Paul O'Connor, Head of Janus Henderson's UK-based Multi-Asset Team, gives an update on Brexit negotiations between the UK and the European Union.
12.12.2017 | 10:18 Uhr
The good news on the Brexit front is that, after many days of political drama and uncertainty, the UK has reached an important agreement with the European Union (EU), clearing the way for negotiations to move onto the second phase. Talks about trade arrangements can now begin. The bad news is that, nine months into the two-year negotiations, political opinions in the UK on Brexit remain highly polarised and most of the hard decisions have yet to be made. An important milestone was passed last week, but the road ahead still looks long and difficult.
Although much of the political commentary on last week’s agreement focused on the concessions made by the UK on the exit bill and citizens’ rights, it is the third topic: ‘the Northern Ireland question’ that touched the key issues that will really determine the long-term economic impact of Brexit. The written agreement on this subject last week was a convoluted text that remains open to interpretation. It was a pragmatic fudge. However, a few points of clarity did stand out:
● The UK government guaranteed to avoid a hard border between Northern Ireland and the Republic of Ireland.
● The UK committed to keeping Northern Ireland’s regulatory regime in “full alignment” with UK law.
● The UK committed to ensuring that no new regulatory borders emerged between Northern Ireland and the rest of the UK.
The significance of these issues for the wider Brexit debate is that the UK government’s ability to deliver them will depend on the UK’s ultimate trading relations with the EU. The important point here is that the above objectives appear to be incompatible with the government’s previously stated desire of taking the UK out of the Customs Union and the Single Market. Something must give.
Some believe that this contradiction can be resolved by restricting regulatory alignment to only those sectors that are significant to Northern Ireland. That opinion requires faith in the idea that it would be politically feasible to keep some sectors in the Customs Union and the Single Market, while taking others out.
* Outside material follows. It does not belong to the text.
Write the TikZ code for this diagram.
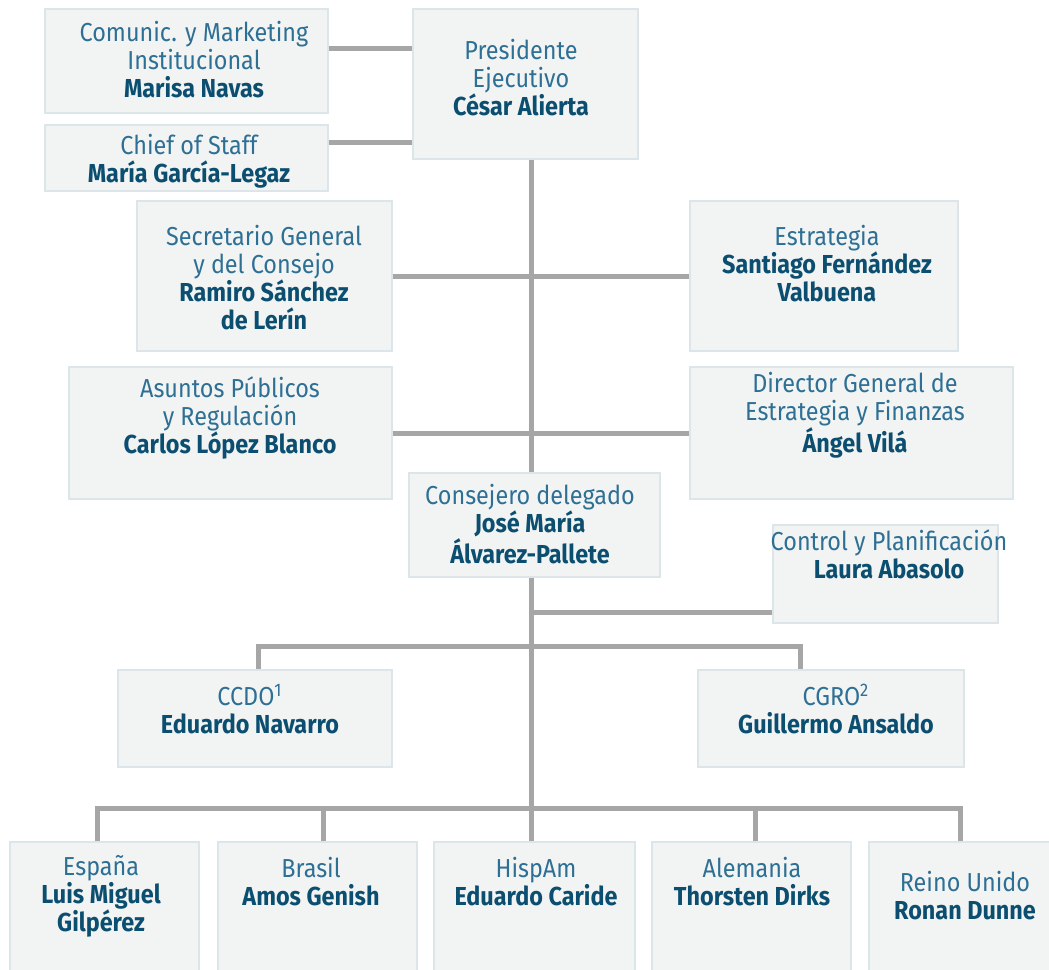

Others believe that this will not be politically or practically possible and last week’s promises imply that the whole of the UK will now have to remain in the Customs Union and the Single Market. That would point to a very soft Brexit and one which would limit the ability of the UK to conduct third-country free-trade deals. Whether this is what the government really intends now, or is politically deliverable is open to some debate.
A broader context here is that the Northern Ireland issue has moved the Brexit debate from unconstrained rhetoric towards the harsh realities of political and economic constraints and trade-offs. As we learned last week, the political imperative of retaining regulatory alignment between Northern Ireland and both the EU and the UK looks set to significantly limit the scope for UK regulatory divergence from the EU after Brexit. Further down the line, when discussions on the nature of future trade arrangements begin in earnest, economic constraints will come to the fore. That is when the UK will have to confront the difficult Brexit trade-off between regulatory freedom and free-trade access to the EU.
There is no doubt that the decisions to be made in the second phase of talks will be more difficult than in the first. Last week’s agreement was a positive step forward, but the most difficult decisions lie ahead and political tensions are likely to resurface at many stages on the road to Brexit. To contain simmering political tensions within both the Cabinet and the Conservative Party, the government is incentivised to defer the discussion of future free trade arrangements as far into the future as possible.
Before that, attention will turn to the talks on transition arrangements, which sources say will start in January, with a view to completion within a couple of months. The expectation now is that the transition phase will extend the current trading relationship for about two years from when the UK formally leaves the EU in March 2019. Nailing this down in the New Year would be greatly welcomed by the corporate sector and would build on the general perception that last week’s agreement has lowered the probability of ‘hard Brexit’ outcomes.
The market reaction to these recent developments has been fairly modest. Quite correctly, in our opinion, investors are uncertain about how to balance the positive progress made here with the longer-term challenges that lie ahead. The risks to sterling remain fairly balanced. We remain partly currency-hedged on foreign equity holdings in our multi-asset portfolios.